Den Ausgangspunkt bildet das im Projekt FLEMING entwickelte sensorische Überwachungssystem für Mittelspannungsschaltanlagen, das technische Probleme auf der Komponentenebene detektiert. Im Rahmen des Projekts AProSys wird eine optimierte multifunktionale Variante dieses Systems für die Lebensdauerprognose adaptiert. Dabei bildet die Integration angepasster Prognosemodelle in das KI-gestützte Assistenzsystem den fundamentalen Bestandteil, die insbesondere versorgungssicherheitsrelevante Ereignisse präzise im sich dynamisch ändernden Stromnetz für einen langfristigen Zeitraum vorhersagen. Darauf basierende KI-Algorithmen stellen Betreibenden und dem technischen Wartungspersonal priorisierte Handlungsempfehlungen auf der Line-Up-Ebene zur Verfügung. Das Assistenzsystem weist damit nicht nur auf potenzielle Ausfälle hin, sondern wird dahingehend weiterentwickelt, dass es in technisch komplexen Fragestellungen unterstützen und wertvolle Fähigkeiten zur Problemlösung im Sinne eines kognitiven Systems vermitteln kann. Ein weiterer Bestandteil dieses kognitiven Assistenzsystems ist die digitale Unterstützung bei der Planung von Aktivitäten innerhalb des Workforce-Managements und des Wissensmanagements. Konzepte zur Neugestaltung der Dienstleistungen im Verteilnetz werden erarbeitet und validiert, damit die Assistenzsysteme einen effizienten Betrieb und eine wirtschaftliche Instandhaltung in Unternehmen ermöglichen können.
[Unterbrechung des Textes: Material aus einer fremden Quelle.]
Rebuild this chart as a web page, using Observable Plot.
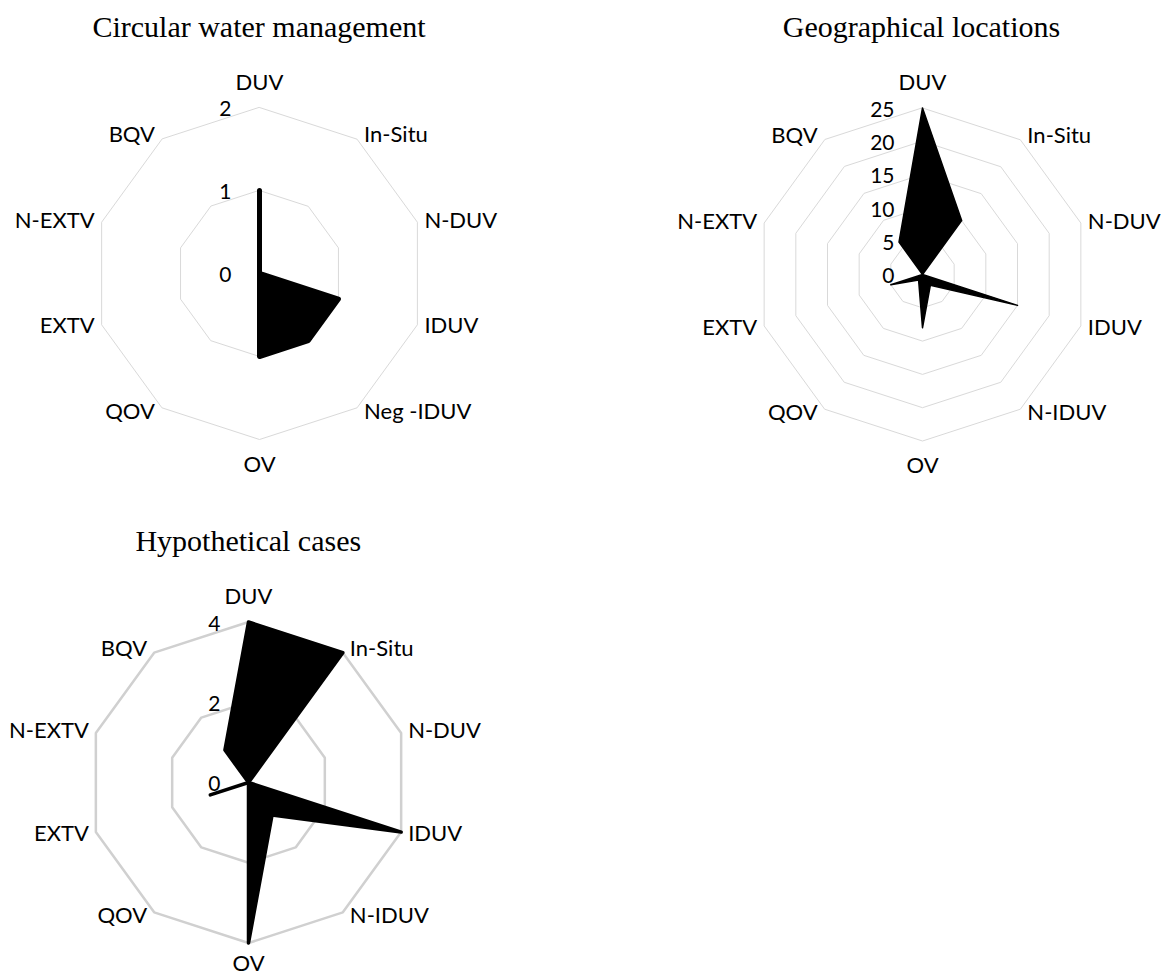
<!DOCTYPE html>
<html>
<head>
<meta charset="utf-8">
<script src="https://cdn.jsdelivr.net/npm/d3@7"></script>
<script src="https://cdn.jsdelivr.net/npm/@observablehq/plot@0.6"></script>
<style>
  html, body { margin: 0; padding: 0; background: #fff; }
  #page { position: relative; width: 1163px; height: 977px; overflow: hidden; background: #fff; }
  .title { position: absolute; font-family: "Liberation Serif", "Times New Roman", serif; font-size: 30px; line-height: 30px; color: #000; white-space: nowrap; transform: translateX(-50%); }
  .chart { position: absolute; }
  .chart svg { overflow: visible; background: transparent !important; }
</style>
</head>
<body>
<div id="page"></div>
<script>
// ---- data ----
const titles = ["Circular water management", "Geographical locations", "Hypothetical cases"];

const categories1 = ["DUV", "In-Situ", "N-DUV", "IDUV", "Neg -IDUV", "OV", "QOV", "EXTV", "N-EXTV", "BQV"];
const values1 = [1, 0, 0, 1, 1, 1, 0, 0, 0, 0];
const ticks1 = [0, 1, 2];

const categories2 = ["DUV", "In-Situ", "N-DUV", "IDUV", "N-IDUV", "OV", "QOV", "EXTV", "N-EXTV", "BQV"];
const values2 = [25, 10, 0, 15, 2, 8, 1, 5, 0, 6];
const ticks2 = [0, 5, 10, 15, 20, 25];

const categories3 = ["DUV", "In-Situ", "N-DUV", "IDUV", "N-IDUV", "OV", "QOV", "EXTV", "N-EXTV", "BQV"];
const values3 = [4, 4, 0, 4, 1, 4, 0, 1, 0, 1];
const ticks3 = [0, 2, 4];

// ---- layout ----
const W = 480, H = 440;
const LABEL_FONT = "Lato, 'Open Sans', sans-serif";

function radar(cfg) {
  const {categories, values, ticks, cx, cy, R, ringColor, ringWidth, strokeWidth, title, titleTop, bottomPad} = cfg;
  const n = categories.length;
  const max = d3.max(ticks);
  const k = max / R; // data units per pixel
  const ang = i => (i * 2 * Math.PI) / n;

  const pts = values.map((v, i) => ({cat: categories[i], v, a: ang(i)}));
  const rings = ticks.filter(t => t > 0).flatMap(t => categories.map((c, i) => ({t, a: ang(i)})));
  const labels = categories.map((c, i) => {
    const a = ang(i), s = Math.sin(a), co = Math.cos(a);
    const vertical = Math.abs(s) < 0.1;
    const anchor = vertical ? "middle" : s > 0 ? "start" : "end";
    const vpad = co > 0 ? 25 : bottomPad;
    return {
      label: c,
      anchor,
      x: max * s + (vertical ? 0 : Math.sign(s) * 7 * k),
      y: max * co + (vertical ? Math.sign(co) * vpad * k : co * 5 * k)
    };
  });

  const textMarks = ["start", "middle", "end"].map(anchor =>
    Plot.text(labels.filter(d => d.anchor === anchor), {
      x: "x", y: "y", text: "label", textAnchor: anchor,
      fontSize: 22, fontFamily: LABEL_FONT, fill: "#000"
    })
  );

  const svg = Plot.plot({
    width: W, height: H,
    marginTop: 0, marginRight: 0, marginBottom: 0, marginLeft: 0,
    x: {domain: [-W / 2 * k, W / 2 * k], range: [0, W], axis: null},
    y: {domain: [-H / 2 * k, H / 2 * k], range: [H, 0], axis: null},
    style: {background: "transparent", overflow: "visible"},
    marks: [
      Plot.line(rings, {
        x: d => d.t * Math.sin(d.a), y: d => d.t * Math.cos(d.a), z: "t",
        stroke: ringColor, strokeWidth: ringWidth, curve: "linear-closed", strokeLinejoin: "miter"
      }),
      Plot.line(pts, {
        x: d => d.v * Math.sin(d.a), y: d => d.v * Math.cos(d.a),
        fill: "#000", stroke: "#000", strokeWidth, curve: "linear-closed",
        strokeLinejoin: "round", strokeLinecap: "round"
      }),
      Plot.text(ticks, {
        x: () => 0, y: d => d, text: d => String(d), dx: -28, dy: 2, textAnchor: "end",
        fontSize: 21, fontFamily: LABEL_FONT, fill: "#000"
      }),
      ...textMarks
    ]
  });
  svg.style.overflow = "visible";
  svg.style.background = "transparent";

  const page = document.getElementById("page");
  const holder = document.createElement("div");
  holder.className = "chart";
  holder.style.left = (cx - W / 2) + "px";
  holder.style.top = (cy - H / 2) + "px";
  holder.style.width = W + "px";
  holder.style.height = H + "px";
  holder.appendChild(svg);
  page.appendChild(holder);

  const t = document.createElement("div");
  t.className = "title";
  t.textContent = title;
  t.style.left = cx + "px";
  t.style.top = titleTop + "px";
  page.appendChild(t);
}

radar({categories: categories1, values: values1, ticks: ticks1, cx: 259, cy: 272.5, R: 166,
  ringColor: "#d9d9d9", ringWidth: 1, strokeWidth: 5, title: titles[0], titleTop: 12, bottomPad: 25});
radar({categories: categories2, values: values2, ticks: ticks2, cx: 921.5, cy: 273.5, R: 166.5,
  ringColor: "#d9d9d9", ringWidth: 1, strokeWidth: 1.5, title: titles[1], titleTop: 12, bottomPad: 25});
radar({categories: categories3, values: values3, ticks: ticks3, cx: 248.3, cy: 782.3, R: 160.5,
  ringColor: "#d0d0d0", ringWidth: 2.5, strokeWidth: 3.5, title: titles[2], titleTop: 525.5, bottomPad: 21});
</script>
</body>
</html>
Zur Erreichung der Projektziele sind verschiedene Ebenen des Verteilnetzes einzubinden. Die Steuerungs- und Schutzkomponenten bilden die untere Ebene für die komplette Schaltanlage, die mit generischen Sensorlösungen für die Strom-, Spannungs- und Temperaturmessung sowie zur Erfassung von Vibrations- oder Akustiksignalen ausgestattet ist. Diese Sensorlösungen sind für die gleichzeitige Überwachung mehrerer Komponenten oder Anlagen inkl. ihrer Funktion zu ertüchtigen. Darauf aufbauend liegt der Fokus in der praktischen Realisierung des kognitiven Assistenzsystems, das auf Basis der Sensorsignale der Komponentenebene sowie geeigneter Prognosemodelle dynamisch priorisierte Handlungsempfehlungen für die betrachtete Schaltanlage ableitet. Darüber hinaus wird angestrebt, mit diesem System zusätzlich benachbarte Energietechnikanlagen und die Umgebung zu überwachen, z.B. in Bezug auf elektrische Ereignisse wie Teilentladung in Erdkabeln. Ebenfalls wird die Personensicherheit durch zuverlässige anonymisierte Detektion von anwesendem Servicepersonal sichergestellt. Die entwickelten Prognose- und Assistenzsysteme werden bei den am Projekt beteiligten Betreibern experimentell validiert und eine Pilotierung wird angestrebt, um den Mehrwert für die Transformation des Verteilnetzes im Rahmen der Energie- und Mobilitätswende in Deutschland konkret zu belegen.